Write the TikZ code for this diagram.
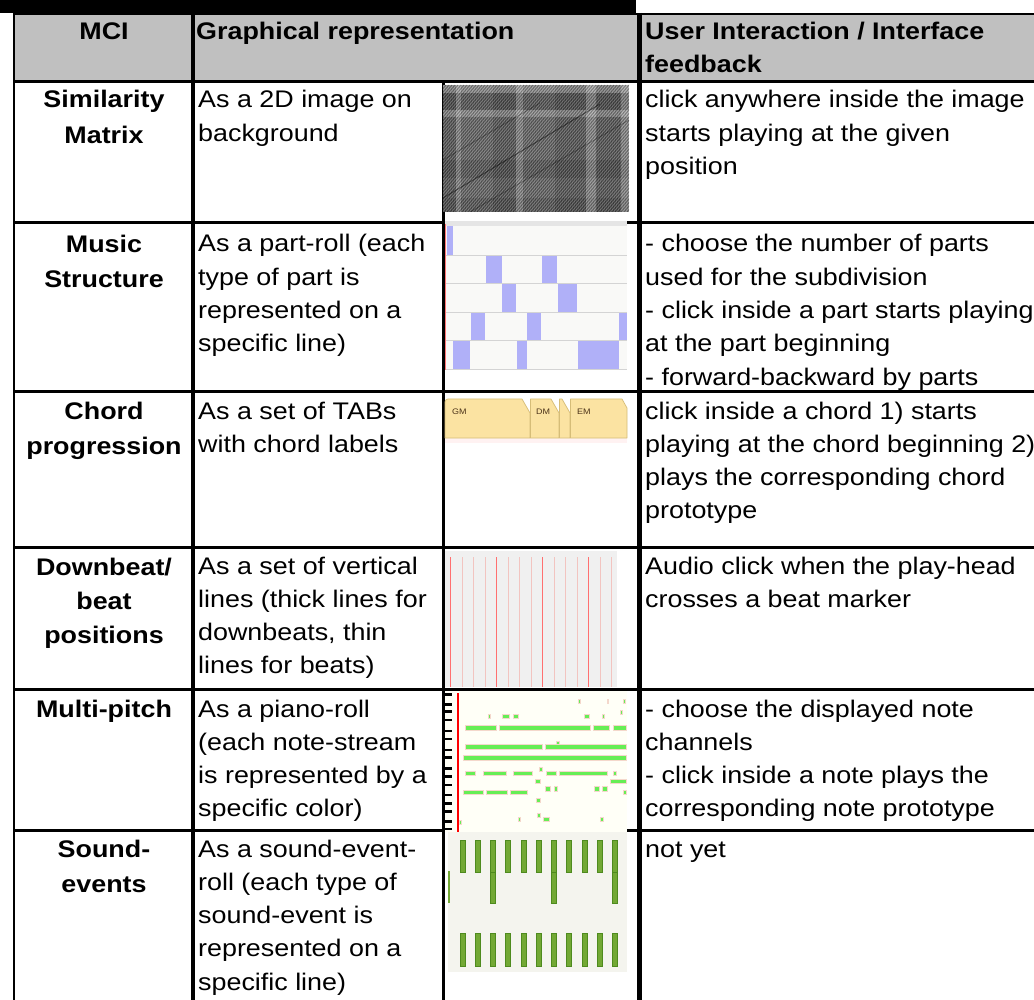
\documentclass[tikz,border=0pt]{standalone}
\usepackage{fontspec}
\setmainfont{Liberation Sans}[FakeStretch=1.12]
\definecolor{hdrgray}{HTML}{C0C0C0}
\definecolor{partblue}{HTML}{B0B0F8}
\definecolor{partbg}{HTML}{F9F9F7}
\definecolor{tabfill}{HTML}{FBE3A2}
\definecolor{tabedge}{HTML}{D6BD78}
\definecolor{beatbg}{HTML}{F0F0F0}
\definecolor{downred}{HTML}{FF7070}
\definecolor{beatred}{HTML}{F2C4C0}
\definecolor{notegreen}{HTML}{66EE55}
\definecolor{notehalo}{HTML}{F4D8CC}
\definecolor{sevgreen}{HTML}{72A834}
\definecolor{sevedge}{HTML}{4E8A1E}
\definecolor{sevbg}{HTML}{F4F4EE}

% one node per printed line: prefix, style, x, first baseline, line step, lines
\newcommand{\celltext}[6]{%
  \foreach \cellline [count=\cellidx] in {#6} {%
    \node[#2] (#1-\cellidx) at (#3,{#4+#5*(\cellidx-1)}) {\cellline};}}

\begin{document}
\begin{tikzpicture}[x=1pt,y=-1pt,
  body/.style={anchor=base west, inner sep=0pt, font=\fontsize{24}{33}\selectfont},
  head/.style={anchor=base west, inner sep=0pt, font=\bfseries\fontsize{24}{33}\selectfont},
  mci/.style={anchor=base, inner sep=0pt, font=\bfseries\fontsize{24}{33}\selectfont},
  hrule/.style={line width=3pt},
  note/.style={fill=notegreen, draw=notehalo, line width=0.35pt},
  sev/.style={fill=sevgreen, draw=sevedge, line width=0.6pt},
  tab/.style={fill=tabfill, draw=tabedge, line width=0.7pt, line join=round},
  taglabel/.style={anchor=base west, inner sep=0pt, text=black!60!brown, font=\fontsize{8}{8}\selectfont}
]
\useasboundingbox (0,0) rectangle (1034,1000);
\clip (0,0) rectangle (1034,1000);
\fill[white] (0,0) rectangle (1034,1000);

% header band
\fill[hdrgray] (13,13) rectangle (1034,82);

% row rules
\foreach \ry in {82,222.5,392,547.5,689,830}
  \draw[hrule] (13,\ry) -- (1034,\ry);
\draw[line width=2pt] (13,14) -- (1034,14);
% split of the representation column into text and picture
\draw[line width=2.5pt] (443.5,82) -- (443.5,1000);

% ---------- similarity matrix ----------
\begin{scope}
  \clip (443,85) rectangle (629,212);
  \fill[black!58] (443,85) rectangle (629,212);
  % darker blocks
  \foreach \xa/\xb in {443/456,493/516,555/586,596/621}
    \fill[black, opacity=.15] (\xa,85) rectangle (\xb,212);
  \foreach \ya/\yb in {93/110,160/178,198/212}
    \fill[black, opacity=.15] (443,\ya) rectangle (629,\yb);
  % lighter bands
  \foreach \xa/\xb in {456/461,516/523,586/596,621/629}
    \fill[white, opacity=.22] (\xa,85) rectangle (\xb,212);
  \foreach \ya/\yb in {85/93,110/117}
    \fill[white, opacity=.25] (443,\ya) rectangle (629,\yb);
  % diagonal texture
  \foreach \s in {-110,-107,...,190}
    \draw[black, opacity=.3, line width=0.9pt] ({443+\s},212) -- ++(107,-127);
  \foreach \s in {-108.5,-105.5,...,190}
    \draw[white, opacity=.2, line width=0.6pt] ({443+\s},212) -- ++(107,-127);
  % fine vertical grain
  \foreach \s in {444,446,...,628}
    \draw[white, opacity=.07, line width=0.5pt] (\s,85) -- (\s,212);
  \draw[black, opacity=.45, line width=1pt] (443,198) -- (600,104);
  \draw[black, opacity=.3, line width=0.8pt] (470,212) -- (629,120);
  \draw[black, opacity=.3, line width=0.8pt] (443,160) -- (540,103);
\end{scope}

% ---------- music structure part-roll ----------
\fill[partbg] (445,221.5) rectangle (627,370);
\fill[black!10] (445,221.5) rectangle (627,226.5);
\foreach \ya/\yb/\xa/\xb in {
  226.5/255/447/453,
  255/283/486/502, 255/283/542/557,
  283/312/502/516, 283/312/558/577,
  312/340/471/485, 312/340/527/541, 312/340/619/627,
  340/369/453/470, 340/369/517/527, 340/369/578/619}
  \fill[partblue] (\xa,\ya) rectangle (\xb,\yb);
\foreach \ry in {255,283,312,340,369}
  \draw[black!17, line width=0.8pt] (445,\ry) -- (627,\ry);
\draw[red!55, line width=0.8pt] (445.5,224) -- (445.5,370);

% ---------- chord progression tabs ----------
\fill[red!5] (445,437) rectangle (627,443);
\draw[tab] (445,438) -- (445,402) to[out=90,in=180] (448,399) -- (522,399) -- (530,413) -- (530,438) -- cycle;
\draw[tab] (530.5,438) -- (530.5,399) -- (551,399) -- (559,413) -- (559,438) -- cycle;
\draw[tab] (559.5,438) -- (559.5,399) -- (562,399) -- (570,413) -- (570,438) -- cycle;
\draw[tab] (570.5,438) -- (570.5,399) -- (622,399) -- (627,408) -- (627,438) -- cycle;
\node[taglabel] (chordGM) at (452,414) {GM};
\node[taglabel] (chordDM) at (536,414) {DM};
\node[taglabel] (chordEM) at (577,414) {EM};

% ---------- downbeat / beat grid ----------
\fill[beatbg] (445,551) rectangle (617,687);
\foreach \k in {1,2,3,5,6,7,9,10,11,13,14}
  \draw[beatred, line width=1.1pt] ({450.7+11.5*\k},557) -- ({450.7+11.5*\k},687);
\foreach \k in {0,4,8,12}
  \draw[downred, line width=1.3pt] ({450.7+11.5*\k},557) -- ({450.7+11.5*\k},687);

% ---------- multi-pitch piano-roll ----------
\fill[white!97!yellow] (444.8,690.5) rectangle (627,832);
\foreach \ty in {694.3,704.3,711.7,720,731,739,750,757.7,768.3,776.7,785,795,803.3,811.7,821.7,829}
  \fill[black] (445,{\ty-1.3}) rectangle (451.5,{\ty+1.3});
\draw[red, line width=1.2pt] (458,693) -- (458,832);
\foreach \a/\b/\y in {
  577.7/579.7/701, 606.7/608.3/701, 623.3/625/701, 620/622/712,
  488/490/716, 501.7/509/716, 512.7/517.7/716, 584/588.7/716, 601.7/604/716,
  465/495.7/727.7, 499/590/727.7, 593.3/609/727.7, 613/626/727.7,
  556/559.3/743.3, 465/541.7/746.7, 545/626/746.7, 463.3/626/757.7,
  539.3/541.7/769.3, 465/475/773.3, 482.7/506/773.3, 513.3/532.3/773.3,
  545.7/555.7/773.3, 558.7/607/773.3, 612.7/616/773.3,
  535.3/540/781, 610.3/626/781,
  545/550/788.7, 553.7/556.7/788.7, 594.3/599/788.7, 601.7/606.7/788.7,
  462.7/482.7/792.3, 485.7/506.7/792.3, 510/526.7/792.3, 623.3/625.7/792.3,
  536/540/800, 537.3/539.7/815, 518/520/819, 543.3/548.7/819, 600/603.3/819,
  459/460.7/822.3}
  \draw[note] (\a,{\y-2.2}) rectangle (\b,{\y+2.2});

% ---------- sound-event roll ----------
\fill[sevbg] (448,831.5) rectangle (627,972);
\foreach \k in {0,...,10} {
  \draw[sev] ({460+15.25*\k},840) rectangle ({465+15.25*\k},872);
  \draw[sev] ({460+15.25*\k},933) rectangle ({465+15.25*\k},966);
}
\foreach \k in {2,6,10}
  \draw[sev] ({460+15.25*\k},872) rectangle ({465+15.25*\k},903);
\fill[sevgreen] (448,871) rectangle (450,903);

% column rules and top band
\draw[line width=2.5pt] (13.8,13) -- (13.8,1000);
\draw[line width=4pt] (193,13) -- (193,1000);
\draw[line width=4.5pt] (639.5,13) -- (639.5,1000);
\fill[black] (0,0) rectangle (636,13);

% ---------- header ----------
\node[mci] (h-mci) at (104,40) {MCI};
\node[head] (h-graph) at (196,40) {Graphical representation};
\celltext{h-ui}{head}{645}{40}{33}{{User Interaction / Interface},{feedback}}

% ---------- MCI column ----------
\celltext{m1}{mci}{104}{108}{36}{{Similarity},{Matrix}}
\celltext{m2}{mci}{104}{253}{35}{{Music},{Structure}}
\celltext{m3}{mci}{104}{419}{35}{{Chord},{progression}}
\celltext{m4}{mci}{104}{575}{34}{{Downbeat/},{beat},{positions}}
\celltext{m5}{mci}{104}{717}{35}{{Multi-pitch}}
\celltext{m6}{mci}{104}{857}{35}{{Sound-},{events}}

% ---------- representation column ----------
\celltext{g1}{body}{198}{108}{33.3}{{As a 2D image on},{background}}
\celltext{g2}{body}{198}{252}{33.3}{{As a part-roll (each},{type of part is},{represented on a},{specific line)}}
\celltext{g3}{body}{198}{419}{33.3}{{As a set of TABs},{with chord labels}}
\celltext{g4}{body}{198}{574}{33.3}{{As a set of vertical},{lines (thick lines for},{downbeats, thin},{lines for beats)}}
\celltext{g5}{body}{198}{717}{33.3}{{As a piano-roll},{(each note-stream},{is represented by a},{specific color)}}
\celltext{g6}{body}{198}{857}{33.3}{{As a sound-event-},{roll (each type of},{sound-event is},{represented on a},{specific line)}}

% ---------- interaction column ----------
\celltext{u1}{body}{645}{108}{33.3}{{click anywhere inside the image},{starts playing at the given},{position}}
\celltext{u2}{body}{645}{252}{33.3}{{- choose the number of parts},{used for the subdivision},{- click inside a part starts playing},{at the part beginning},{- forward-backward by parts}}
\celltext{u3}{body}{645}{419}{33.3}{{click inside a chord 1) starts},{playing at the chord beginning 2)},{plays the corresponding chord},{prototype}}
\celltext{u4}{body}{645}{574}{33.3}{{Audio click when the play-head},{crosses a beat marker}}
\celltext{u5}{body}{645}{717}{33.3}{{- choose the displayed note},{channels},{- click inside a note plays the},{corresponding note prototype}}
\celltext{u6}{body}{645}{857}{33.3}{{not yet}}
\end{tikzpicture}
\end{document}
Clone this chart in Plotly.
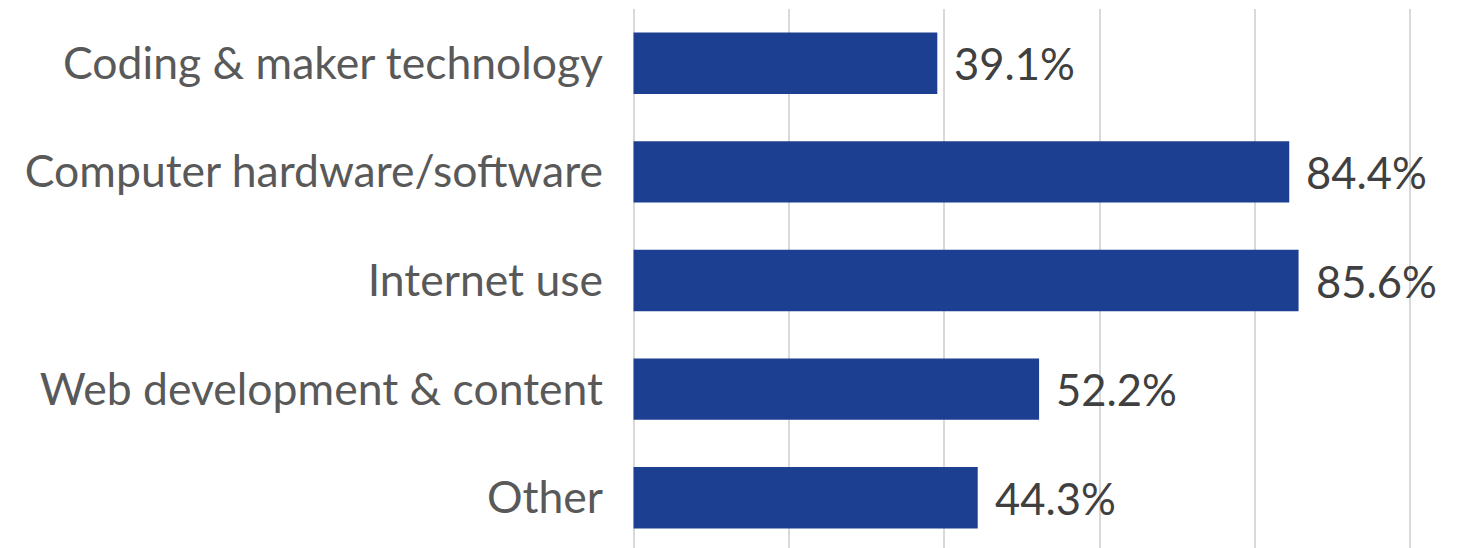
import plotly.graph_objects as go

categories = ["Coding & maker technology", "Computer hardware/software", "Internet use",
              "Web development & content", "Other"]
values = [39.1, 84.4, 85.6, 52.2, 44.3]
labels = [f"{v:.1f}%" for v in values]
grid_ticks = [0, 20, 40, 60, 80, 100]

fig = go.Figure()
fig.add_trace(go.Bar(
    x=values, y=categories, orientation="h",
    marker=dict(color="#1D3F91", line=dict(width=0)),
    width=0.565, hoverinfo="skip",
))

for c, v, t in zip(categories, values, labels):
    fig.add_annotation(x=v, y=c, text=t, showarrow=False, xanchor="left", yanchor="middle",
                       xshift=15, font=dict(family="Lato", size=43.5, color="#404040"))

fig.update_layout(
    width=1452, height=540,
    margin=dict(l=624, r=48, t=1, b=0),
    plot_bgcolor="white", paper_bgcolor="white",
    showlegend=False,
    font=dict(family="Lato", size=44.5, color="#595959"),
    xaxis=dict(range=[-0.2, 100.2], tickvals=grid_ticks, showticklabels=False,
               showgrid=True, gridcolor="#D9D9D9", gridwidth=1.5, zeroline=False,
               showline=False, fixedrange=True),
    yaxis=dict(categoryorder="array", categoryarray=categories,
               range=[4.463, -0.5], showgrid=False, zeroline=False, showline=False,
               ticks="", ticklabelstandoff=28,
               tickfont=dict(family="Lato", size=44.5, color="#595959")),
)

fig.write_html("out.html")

PROBLEM REQUIREMENTS: From the material above, write out exactly the lines from the line with "Clone this chart in Plotly." through the closing line, inclusive, and no pictures.

OUTPUT:
Clone this chart in Plotly.
import plotly.graph_objects as go

categories = ["Coding & maker technology", "Computer hardware/software", "Internet use",
              "Web development & content", "Other"]
values = [39.1, 84.4, 85.6, 52.2, 44.3]
labels = [f"{v:.1f}%" for v in values]
grid_ticks = [0, 20, 40, 60, 80, 100]

fig = go.Figure()
fig.add_trace(go.Bar(
    x=values, y=categories, orientation="h",
    marker=dict(color="#1D3F91", line=dict(width=0)),
    width=0.565, hoverinfo="skip",
))

for c, v, t in zip(categories, values, labels):
    fig.add_annotation(x=v, y=c, text=t, showarrow=False, xanchor="left", yanchor="middle",
                       xshift=15, font=dict(family="Lato", size=43.5, color="#404040"))

fig.update_layout(
    width=1452, height=540,
    margin=dict(l=624, r=48, t=1, b=0),
    plot_bgcolor="white", paper_bgcolor="white",
    showlegend=False,
    font=dict(family="Lato", size=44.5, color="#595959"),
    xaxis=dict(range=[-0.2, 100.2], tickvals=grid_ticks, showticklabels=False,
               showgrid=True, gridcolor="#D9D9D9", gridwidth=1.5, zeroline=False,
               showline=False, fixedrange=True),
    yaxis=dict(categoryorder="array", categoryarray=categories,
               range=[4.463, -0.5], showgrid=False, zeroline=False, showline=False,
               ticks="", ticklabelstandoff=28,
               tickfont=dict(family="Lato", size=44.5, color="#595959")),
)

fig.write_html("out.html")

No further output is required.